Any of those countries sitting right next door to the richest nation on earth with the world's largest, most powerful media industry and sharing a common language, mutually comprehensible culture and among the most free-flowing common markets on earth with said richest nation on earth? Plus also being 1/10 the size of that nation in terms of population (i.e. potential readership)? Didn't think so.

I agree to an extent, but I'd say New Zealand fits most of that profile pretty well.

Also : many years ago I used to write the occasional booze-addled travel or music piece for Discorder, the magazine of the radio station of the University of British Columbia. The issues in which my articles appeared were of course the very pinnacle of the Canadian publishing industry, which has not seen such glory since. Pity.
posted by stavrosthewonderchicken at 7:16 PM on December 14, 2003


stavros, you remind me that one of the better "mags" I've come across is the Georgia Strait.
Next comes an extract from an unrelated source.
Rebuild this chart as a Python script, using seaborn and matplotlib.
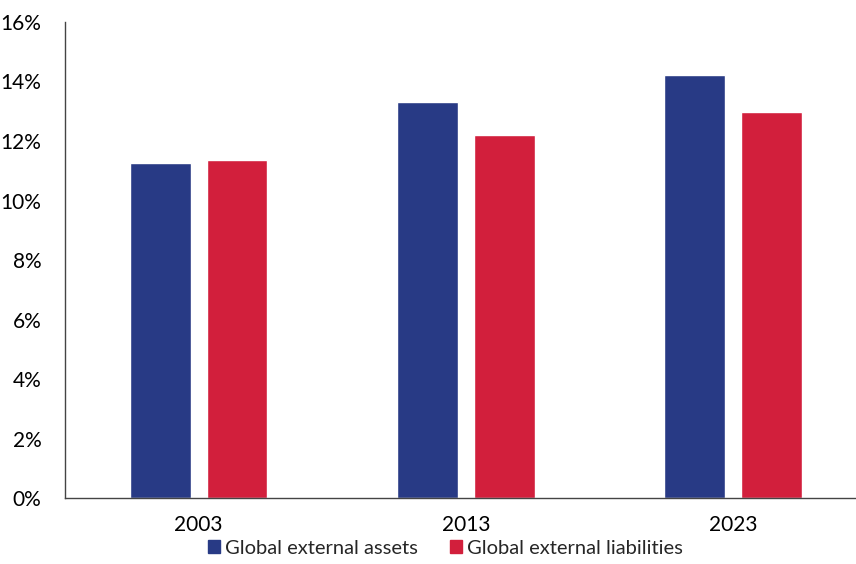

Altho more local than national, Vancouver is still big enough and important enough to have a decent paper mag. Unfortunately, it's nowhere near as good as it used to be, they tell me. But it's still better than most magazines.

And then there's that venerable political magazine, Frank Magazine, which proudly proclaims, " More fun than The Walrus, guaranteed. Or at least, more obscenity-laden and lawsuit-prone." Frank has offered up some good dish over the years, made me laugh more than once, and is spot on more often than not.

Gompa, good to hear from an industry person on this subject. Your explanation makes a lot of sense to me. Thanks.
posted by ashbury at 10:14 PM on December 14, 2003


I totally agree with Gompa - if there weren't government funding there wouldn't be much of a cultural industry at all. The funding has no bearing on the quality. And hey, look at American cultural products - no funding, plenty of crap. Sometimes the crap sells, sometimes it goes under. There still is a darwinism to it - if the thing is unpopular crap, it will go under - the funding is not enough to support it indefinitely. But it is sad when you see that something good like Saturday Night fade out - I loved that magazine.
posted by orange swan at 6:44 AM on December 15, 2003


Although it's not in the political style of Harper's or the Walrus, I'm surprised no-one's mentioned Geist.